BloGroonga

2015-10-29

PGroonga 1.0.0 has been released

PGroonga (píːzí:lúnɡά) 1.0.0 has been released! It's the first major release!

About PGroonga

PGroonga is a PostgreSQL extension that makes PostgreSQL fast full text search platform for all languages!

There are some PostgreSQL extensions that improves full text search feature of PostgreSQL such as pg_trgm and pg_bigm.

pg_trgm doesn't support languages that use non-alphanumerics characters such as Japanese and Chinese.

pg_bigm supports languages that use non-alphanumerics characters but it's slow.

PGroonga supports all languages, provides rich full text search related features and is very fast. Because PGroonga uses Groonga that is a full-fledged full text search engine as backend.

For example, PGroonga is a few times faster than pg_bigm. In some cases, PGroonga is 10 times over faster than pg_bigm.

Here are benchmark results between PGroonga and pg_bigm. They use Japanese Wikipedia data.

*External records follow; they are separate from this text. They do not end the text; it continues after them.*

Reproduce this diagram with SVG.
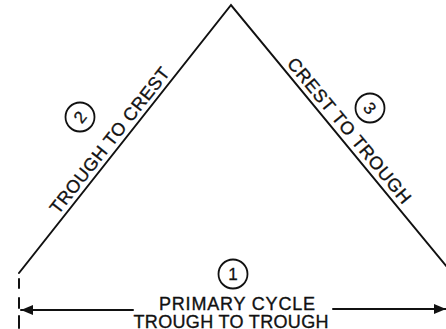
<svg xmlns="http://www.w3.org/2000/svg" width="446" height="329" viewBox="0 0 446 329">
<style>
.ln{fill:none;stroke:#111;stroke-width:2;stroke-linecap:round}
.t{font-family:"Liberation Sans",Arial,sans-serif;font-size:18px;fill:#111;stroke:#111;stroke-width:0.35;text-anchor:middle}
.d{font-family:"Liberation Sans",Arial,sans-serif;font-size:17px;fill:#111;stroke:#111;stroke-width:0.3;text-anchor:middle}
.c{fill:none;stroke:#111;stroke-width:1.8}
</style>
<defs>
<marker id="ah" viewBox="0 0 12 10" refX="12" refY="5" markerWidth="12" markerHeight="10" markerUnits="userSpaceOnUse" orient="auto">
<path d="M0,0 L12,5 L0,10 z" fill="#111"/>
</marker>
</defs>
<rect width="446" height="329" fill="#fff"/>
<g id="connectors">
<polyline class="ln" points="19,273 231,5 447,267"/>
<path class="ln" d="M19,279 V288 M19,298 V308 M19,316 V328" stroke-linecap="butt"/>
<line class="ln" x1="133" y1="310" x2="21" y2="310" marker-end="url(#ah)" stroke-linecap="butt"/>
<line class="ln" x1="333" y1="309" x2="446" y2="309" marker-end="url(#ah)" stroke-linecap="butt"/>
</g>
<g id="node-primary">
<circle class="c" cx="233" cy="274" r="14.5"/>
<text class="d" x="233" y="280">1</text>
<text class="t" x="237" y="310" textLength="156" lengthAdjust="spacing">PRIMARY CYCLE</text>
<text class="t" x="231" y="328" textLength="195" lengthAdjust="spacing">TROUGH TO TROUGH</text>
</g>
<g id="node-trough-to-crest">
<circle class="c" cx="80" cy="117" r="14.5"/>
<text class="d" transform="translate(80,117) rotate(-51.65)" y="6">2</text>
<text class="t" transform="translate(114.4,144.4) rotate(-51.65)" textLength="181" lengthAdjust="spacing">TROUGH TO CREST</text>
</g>
<g id="node-crest-to-trough">
<circle class="c" cx="370" cy="108" r="14.5"/>
<text class="d" transform="translate(370,108) rotate(50.4)" y="6">3</text>
<text class="t" transform="translate(344.5,134.4) rotate(50.4)" textLength="183" lengthAdjust="spacing">CREST TO TROUGH</text>
</g>
</svg>
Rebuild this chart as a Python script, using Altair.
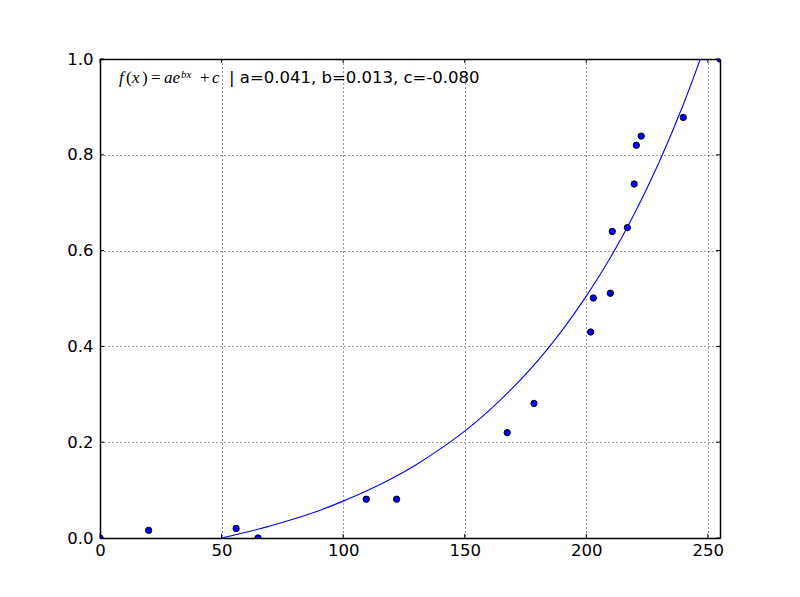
import altair as alt
import pandas as pd

# scatter data
pts_x = [0, 20, 56, 65, 109.5, 122, 167.5, 178.5, 201.8, 202.9, 209.9, 210.7, 216.9, 219.7, 220.6, 222.6, 239.9, 255]
pts_y = [0.0, 0.016, 0.020, 0.0, 0.081, 0.081, 0.220, 0.281, 0.430, 0.501, 0.511, 0.640, 0.648, 0.739, 0.820, 0.839, 0.878, 1.0]

# fitted curve
curve_x = [50, 60, 70, 80, 90, 100, 110, 120, 130, 140, 150, 160, 170, 180, 190, 200, 210, 220, 230, 240, 248]
curve_y = [0.0, 0.012, 0.025, 0.040, 0.057, 0.077, 0.099, 0.124, 0.153, 0.186, 0.223, 0.266, 0.315, 0.370,
           0.433, 0.505, 0.586, 0.679, 0.785, 0.906, 1.015]

x_ticks = [0, 50, 100, 150, 200, 250]
y_ticks = [0.0, 0.2, 0.4, 0.6, 0.8, 1.0]

annot = "| a=0.041, b=0.013, c=-0.080"

W, H = 620, 479
FONT = "DejaVu Sans"
FS = 16.5
TL = 4  # inward tick length

xs = alt.Scale(domain=[0, 255], nice=False, zero=False)
ys = alt.Scale(domain=[0, 1], nice=False, zero=False)

grid_kw = dict(grid=True, gridColor="black", gridDash=[1, 3], gridWidth=0.8, gridOpacity=1)
frame_kw = dict(domain=True, domainColor="black", domainWidth=1.5, ticks=False, tickSize=0, title=None)

pts_df = pd.DataFrame({"x": pts_x, "y": pts_y})
curve_df = pd.DataFrame({"x": curve_x, "y": curve_y})
xt_df = pd.DataFrame({"v": x_ticks})
yt_df = pd.DataFrame({"v": y_ticks})

line = alt.Chart(curve_df).mark_line(color="#0000ff", strokeWidth=1.1, clip=True, interpolate="monotone").encode(
    x=alt.X("x:Q", scale=xs, axis=alt.Axis(orient="top", values=x_ticks, labels=False, grid=False, **frame_kw)),
    y=alt.Y("y:Q", scale=ys, axis=alt.Axis(orient="right", values=y_ticks, labels=False, grid=False, **frame_kw)),
)

pts = alt.Chart(pts_df).mark_circle(color="#0000ff", stroke="black", strokeWidth=1, size=40, opacity=1, clip=True).encode(
    x=alt.X("x:Q", scale=xs, axis=alt.Axis(orient="bottom", values=x_ticks, format="d", labelFont=FONT,
                                           labelFontSize=FS, labelColor="black", labelPadding=4,
                                           labelFlush=False, labelOverlap=False, **grid_kw, **frame_kw)),
    y=alt.Y("y:Q", scale=ys, axis=alt.Axis(orient="left", values=y_ticks, format=".1f", labelFont=FONT,
                                           labelFontSize=FS, labelColor="black", labelPadding=7,
                                           labelFlush=False, labelOverlap=False, **grid_kw, **frame_kw)),
)

# inward tick marks on all four sides
tick_bottom = alt.Chart(xt_df).mark_rule(color="black", strokeWidth=1).encode(
    x=alt.X("v:Q", scale=xs, axis=None), y=alt.value(H), y2=alt.value(H - TL))
tick_top = alt.Chart(xt_df).mark_rule(color="black", strokeWidth=1).encode(
    x=alt.X("v:Q", scale=xs, axis=None), y=alt.value(0), y2=alt.value(TL))
tick_left = alt.Chart(yt_df).mark_rule(color="black", strokeWidth=1).encode(
    y=alt.Y("v:Q", scale=ys, axis=None), x=alt.value(0), x2=alt.value(TL))
tick_right = alt.Chart(yt_df).mark_rule(color="black", strokeWidth=1).encode(
    y=alt.Y("v:Q", scale=ys, axis=None), x=alt.value(W), x2=alt.value(W - TL))


def txt(s, x, y, size=17, font="Liberation Serif", style="italic"):
    return alt.Chart(pd.DataFrame({"t": [s]})).mark_text(
        align="left", baseline="alphabetic", font=font, fontSize=size, fontStyle=style, color="black"
    ).encode(text="t:N", x=alt.value(x), y=alt.value(y))


texts = [
    txt("f", 19, 24),
    txt("(", 26, 24, style="normal"),
    txt("x", 32, 24),
    txt(")", 42, 24, style="normal"),
    txt("=", 51, 24, style="normal"),
    txt("ae", 64, 24),
    txt("bx", 81, 19, size=11),
    txt("+", 100, 24, style="normal"),
    txt("c", 112, 24),
    txt(annot, 129, 24, size=FS, font=FONT, style="normal"),
]

chart = alt.layer(line, pts, tick_bottom, tick_top, tick_left, tick_right, *texts).resolve_axis(
    x="independent", y="independent"
).properties(
    width=W, height=H,
    autosize=alt.AutoSizeParams(type="none"),
    padding={"left": 92, "top": 51, "right": 60, "bottom": 40},
).configure_view(strokeWidth=0).configure(background="white")

chart.save("out.html", embed_options={"renderer": "svg", "actions": False})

Here is a benchmark result for creating an index:

Extension Index creation time
PGroonga 25m 37s
pg_bigm 5h 56m 15s

In this case, PGroonga is about 14 times faster than pg_bigm.

Here is a benchmark result for full text search:

Search keywords N hits PGroonga pg_bigm
"PostgreSQL" or "MySQL" 368 0.030s 0.107s
データベース (database in Japanese) 17172 0.121s 1.224s
テレビアニメ (TV animation in Japanese) 22885 0.179s 2.472s
日本 (Japan in Japanese) 625792 0.646s 0.556s

In "日本" (Japan in Japanese) case, pg_bigm is a bit faster(*) than PGroonga. But PGroonga is 3 times to 14 times faster than pg_bigm in other cases. The result shows that PGroonga can perform stable high performance fast full text search against all keywords.

(*) pg_bigm can perform faster full text search against keywords that have 2 or less characters rather than keywords that have 3 or more characters.

PGroonga provides the following features that aren't provided by other extensions:

  • Normalize feature
  • Custom tokenizer feature
  • Snippet feature

Normalize feature is a feature that converts different notation texts to unified notation text.

For simple example, both "ABC" and "abc" are converted to "abc".

For more complex example, both "ポスグレ" (HALFWIDTH KATAKANA) and "ポスグレ" (FULLWIDTH KATAKANA) are converted to "ポスグレ" (FULLWIDTH KATAKANA). ("ポスグレ" is an abbreviation of PostgreSQL in Japanese.)

This normalization is based on Unicode NFKC.

Custom tokenizer feature is a feature that customizes search keyword extraction process (tokenization). If you can custom tokenization, you can control trade-off between search precision and search performance.

For example, if you use "tokenizer that is based of morphological analyzer", you can get better search precision and search performance but may not find some texts.

FYI: There is no other extension that supports morphological analyzer based tokenizer. PGroonga is the only extension that supports it.

Snippet feature is a feature that shows texts around keyword. It's used by Web search engine. Google also uses it. You can find it under page title in hit page list. PGroonga provides a function that implements it.

There are more features:

  • Query language that uses Web search engine like syntax
  • JSON search
    • You can use each value for condition. You can also perform full text search against all texts in JSON. No other extension such as JsQuery doesn't provide full text search feature against JSON.

Here are features that will be implemented in the feature. They are already implemented in Groonga.

  • Query expansion feature
  • Weight feature
  • Stemming feature

Usage

You can use PGroonga without full text search knowledge. You just create an index and puts a condition into WHERE:

CREATE INDEX index_name ON table USING pgroonga (column);

SELECT * FROM table WHERE column @@ 'PostgreSQL';

You can also use LIKE to use PGroonga. PGroonga provides a feature that performs LIKE with index. LIKE with PGroonga index is faster than LIKE without index. It means that you can improve performance without changing your application that uses the following SQL:

SELECT * FROM table WHERE column LIKE '%PostgreSQL%';

Are you interested in PGroonga? Please install and try tutorial. You can know all PGroonga features.

You can install PGroonga easily. Because PGroonga provides packages for major platforms. There are binaries for Windows.

Conclusion

New PGroonga version has been released. PGroonga is a PostgreSQL extension that makes PostgreSQL fast full text search platform for all languages.

It's the first major release. If you want to use fast full text search for all langauges on PostgreSQL, try PGroonga!